Given task:
Look through the records below, and copy out every line that holds the string "with".

::: Given entries :::

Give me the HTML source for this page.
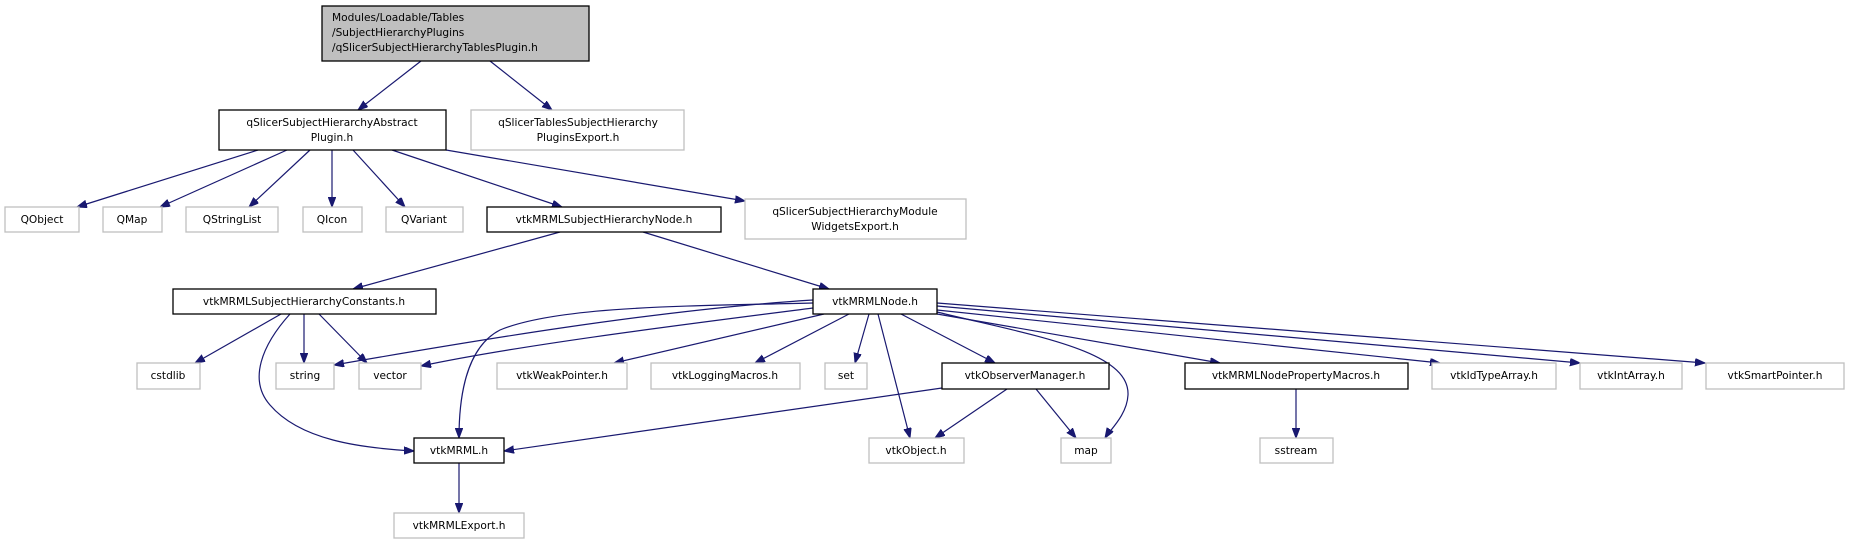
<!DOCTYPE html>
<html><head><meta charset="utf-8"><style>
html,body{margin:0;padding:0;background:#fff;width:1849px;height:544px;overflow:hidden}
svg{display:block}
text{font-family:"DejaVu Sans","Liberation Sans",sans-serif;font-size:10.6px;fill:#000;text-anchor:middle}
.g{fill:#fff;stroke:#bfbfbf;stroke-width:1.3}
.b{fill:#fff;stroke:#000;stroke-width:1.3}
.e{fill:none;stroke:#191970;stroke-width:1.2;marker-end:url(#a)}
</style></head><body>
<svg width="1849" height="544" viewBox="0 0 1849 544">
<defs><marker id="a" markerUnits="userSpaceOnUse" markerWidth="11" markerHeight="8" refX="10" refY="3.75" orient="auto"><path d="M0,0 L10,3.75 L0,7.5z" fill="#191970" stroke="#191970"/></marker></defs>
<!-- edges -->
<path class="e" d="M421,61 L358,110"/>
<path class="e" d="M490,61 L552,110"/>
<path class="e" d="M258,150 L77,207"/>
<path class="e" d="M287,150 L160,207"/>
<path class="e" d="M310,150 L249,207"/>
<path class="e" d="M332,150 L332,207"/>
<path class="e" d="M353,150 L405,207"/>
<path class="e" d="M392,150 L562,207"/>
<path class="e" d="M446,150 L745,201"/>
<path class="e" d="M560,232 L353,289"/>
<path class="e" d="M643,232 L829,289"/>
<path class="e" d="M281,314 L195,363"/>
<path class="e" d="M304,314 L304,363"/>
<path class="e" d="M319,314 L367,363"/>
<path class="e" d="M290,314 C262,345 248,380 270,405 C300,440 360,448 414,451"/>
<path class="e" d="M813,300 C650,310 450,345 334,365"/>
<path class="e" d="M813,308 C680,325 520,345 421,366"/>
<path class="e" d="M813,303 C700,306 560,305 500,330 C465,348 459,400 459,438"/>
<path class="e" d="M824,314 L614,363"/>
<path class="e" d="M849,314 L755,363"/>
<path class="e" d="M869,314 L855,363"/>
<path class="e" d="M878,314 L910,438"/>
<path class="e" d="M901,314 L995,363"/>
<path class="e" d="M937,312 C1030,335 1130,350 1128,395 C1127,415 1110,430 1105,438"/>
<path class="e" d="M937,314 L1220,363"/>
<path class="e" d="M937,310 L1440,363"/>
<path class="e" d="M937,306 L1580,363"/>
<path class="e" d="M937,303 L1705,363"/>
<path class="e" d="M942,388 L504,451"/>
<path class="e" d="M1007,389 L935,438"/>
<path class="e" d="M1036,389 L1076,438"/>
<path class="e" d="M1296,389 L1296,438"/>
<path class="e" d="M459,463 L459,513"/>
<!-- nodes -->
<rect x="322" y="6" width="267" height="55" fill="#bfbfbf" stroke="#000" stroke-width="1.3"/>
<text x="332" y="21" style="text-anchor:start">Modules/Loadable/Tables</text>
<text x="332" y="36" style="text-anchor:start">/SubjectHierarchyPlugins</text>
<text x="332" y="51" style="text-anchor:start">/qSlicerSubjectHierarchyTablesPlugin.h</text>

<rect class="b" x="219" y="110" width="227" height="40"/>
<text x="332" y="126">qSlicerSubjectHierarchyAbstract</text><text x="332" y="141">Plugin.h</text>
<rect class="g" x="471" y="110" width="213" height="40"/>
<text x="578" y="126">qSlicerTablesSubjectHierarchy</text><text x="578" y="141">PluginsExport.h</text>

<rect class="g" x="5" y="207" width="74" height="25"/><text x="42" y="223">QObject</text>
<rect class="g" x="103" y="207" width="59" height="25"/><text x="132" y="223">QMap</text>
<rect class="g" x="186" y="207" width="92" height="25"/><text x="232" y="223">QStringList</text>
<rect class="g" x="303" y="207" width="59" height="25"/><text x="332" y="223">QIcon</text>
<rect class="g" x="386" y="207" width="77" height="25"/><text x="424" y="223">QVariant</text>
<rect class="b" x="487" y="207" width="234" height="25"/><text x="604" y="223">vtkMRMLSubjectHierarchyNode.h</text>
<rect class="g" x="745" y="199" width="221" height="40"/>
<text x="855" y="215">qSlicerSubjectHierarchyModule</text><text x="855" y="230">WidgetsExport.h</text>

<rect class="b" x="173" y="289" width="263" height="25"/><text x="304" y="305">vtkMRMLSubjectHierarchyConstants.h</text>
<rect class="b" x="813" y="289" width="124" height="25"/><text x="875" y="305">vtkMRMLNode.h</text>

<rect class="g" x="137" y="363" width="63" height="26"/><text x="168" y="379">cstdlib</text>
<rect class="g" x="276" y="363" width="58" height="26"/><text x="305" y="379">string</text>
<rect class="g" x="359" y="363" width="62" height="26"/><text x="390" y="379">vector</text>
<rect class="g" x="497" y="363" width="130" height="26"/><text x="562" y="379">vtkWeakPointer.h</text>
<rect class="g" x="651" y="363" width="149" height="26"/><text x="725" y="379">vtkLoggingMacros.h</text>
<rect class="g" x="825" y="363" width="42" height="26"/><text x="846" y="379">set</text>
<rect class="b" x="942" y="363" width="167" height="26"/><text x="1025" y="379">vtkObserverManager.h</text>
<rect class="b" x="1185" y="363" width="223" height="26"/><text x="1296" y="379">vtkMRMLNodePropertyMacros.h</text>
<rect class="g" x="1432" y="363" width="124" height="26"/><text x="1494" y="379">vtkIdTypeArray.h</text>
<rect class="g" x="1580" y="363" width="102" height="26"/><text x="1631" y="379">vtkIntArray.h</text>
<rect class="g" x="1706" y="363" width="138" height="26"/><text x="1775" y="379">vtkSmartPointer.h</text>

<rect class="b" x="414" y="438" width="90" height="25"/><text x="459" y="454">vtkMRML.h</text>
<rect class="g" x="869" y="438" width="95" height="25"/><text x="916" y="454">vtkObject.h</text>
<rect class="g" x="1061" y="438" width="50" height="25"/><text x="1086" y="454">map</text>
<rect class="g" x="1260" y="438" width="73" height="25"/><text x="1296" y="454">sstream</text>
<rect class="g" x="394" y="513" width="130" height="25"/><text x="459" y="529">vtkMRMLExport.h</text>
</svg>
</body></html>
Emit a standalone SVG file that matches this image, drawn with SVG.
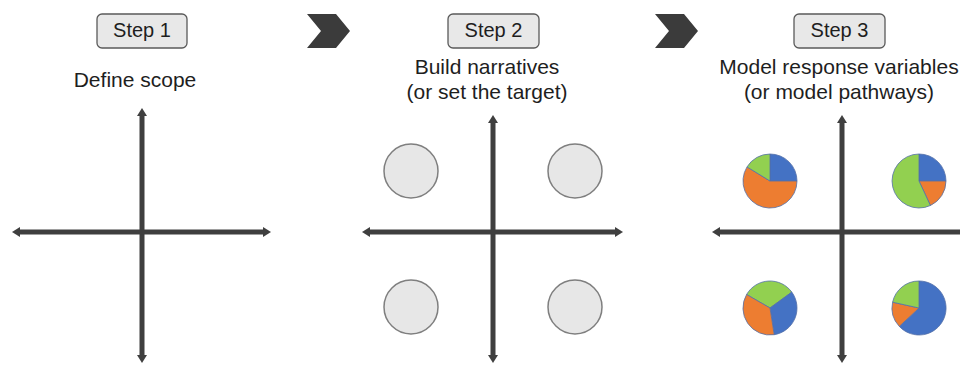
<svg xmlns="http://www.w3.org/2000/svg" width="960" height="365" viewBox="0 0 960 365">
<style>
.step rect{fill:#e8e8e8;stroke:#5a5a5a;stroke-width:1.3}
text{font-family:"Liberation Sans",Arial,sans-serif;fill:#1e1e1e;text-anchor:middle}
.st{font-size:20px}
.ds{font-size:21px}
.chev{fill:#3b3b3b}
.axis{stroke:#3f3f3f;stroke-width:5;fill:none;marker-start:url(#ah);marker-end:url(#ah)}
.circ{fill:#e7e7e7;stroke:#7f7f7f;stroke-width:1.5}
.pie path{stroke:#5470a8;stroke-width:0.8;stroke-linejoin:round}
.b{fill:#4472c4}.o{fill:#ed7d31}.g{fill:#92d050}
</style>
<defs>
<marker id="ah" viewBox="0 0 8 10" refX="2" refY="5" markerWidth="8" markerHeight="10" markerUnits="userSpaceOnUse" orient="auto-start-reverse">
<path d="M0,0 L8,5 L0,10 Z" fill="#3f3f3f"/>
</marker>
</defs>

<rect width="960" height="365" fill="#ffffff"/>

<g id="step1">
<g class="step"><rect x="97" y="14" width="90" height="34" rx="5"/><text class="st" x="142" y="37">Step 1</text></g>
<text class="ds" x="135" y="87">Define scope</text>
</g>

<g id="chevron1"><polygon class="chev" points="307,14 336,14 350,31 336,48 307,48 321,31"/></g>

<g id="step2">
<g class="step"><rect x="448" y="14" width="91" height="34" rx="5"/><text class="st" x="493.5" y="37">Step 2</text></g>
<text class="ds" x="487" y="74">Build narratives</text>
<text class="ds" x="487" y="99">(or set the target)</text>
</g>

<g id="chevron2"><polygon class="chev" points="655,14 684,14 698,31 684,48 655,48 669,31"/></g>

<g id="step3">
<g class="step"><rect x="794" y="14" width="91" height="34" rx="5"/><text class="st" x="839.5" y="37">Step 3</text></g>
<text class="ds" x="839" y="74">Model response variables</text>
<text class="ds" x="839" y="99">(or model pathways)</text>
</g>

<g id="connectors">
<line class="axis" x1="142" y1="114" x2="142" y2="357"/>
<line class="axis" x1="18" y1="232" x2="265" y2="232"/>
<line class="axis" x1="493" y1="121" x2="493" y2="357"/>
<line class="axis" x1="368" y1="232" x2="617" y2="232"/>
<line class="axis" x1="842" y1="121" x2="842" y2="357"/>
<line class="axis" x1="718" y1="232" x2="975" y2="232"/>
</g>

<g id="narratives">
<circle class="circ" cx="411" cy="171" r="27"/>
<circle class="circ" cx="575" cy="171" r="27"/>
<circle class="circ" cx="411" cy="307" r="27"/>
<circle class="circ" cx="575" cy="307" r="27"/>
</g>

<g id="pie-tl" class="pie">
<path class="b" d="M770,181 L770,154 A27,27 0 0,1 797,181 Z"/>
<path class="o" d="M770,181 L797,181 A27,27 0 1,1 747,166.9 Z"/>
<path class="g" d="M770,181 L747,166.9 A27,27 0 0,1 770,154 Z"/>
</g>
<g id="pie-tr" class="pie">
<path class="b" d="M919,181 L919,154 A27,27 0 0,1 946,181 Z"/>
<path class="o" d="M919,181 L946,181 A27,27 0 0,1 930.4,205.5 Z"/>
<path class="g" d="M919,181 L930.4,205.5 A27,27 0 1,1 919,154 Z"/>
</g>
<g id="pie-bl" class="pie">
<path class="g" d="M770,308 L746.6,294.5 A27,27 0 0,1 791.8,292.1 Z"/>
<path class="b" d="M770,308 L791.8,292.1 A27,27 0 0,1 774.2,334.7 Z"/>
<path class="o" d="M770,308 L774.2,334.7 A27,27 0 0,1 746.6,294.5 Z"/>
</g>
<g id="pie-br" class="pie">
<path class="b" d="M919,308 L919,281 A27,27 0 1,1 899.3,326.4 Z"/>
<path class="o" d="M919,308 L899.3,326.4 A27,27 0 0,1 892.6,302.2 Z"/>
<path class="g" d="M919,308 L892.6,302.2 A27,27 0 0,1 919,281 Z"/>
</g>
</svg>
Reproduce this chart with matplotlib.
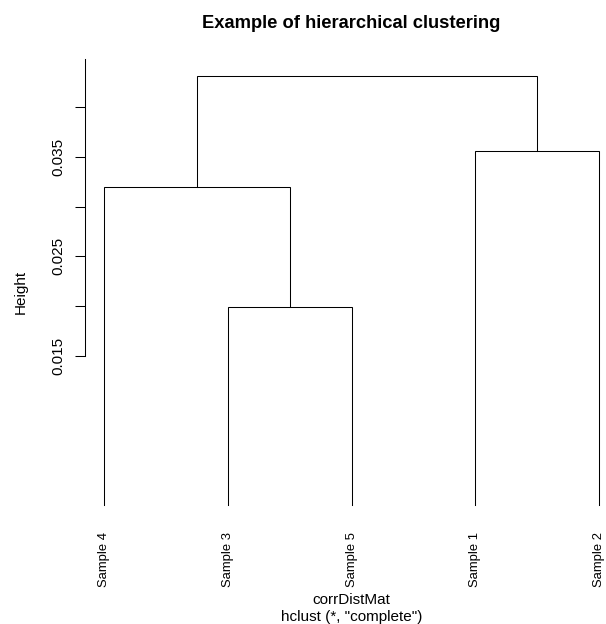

:::

Solution:
Emit a standalone SVG file that matches this image, drawn with SVG.
Reproduce this chart with matplotlib.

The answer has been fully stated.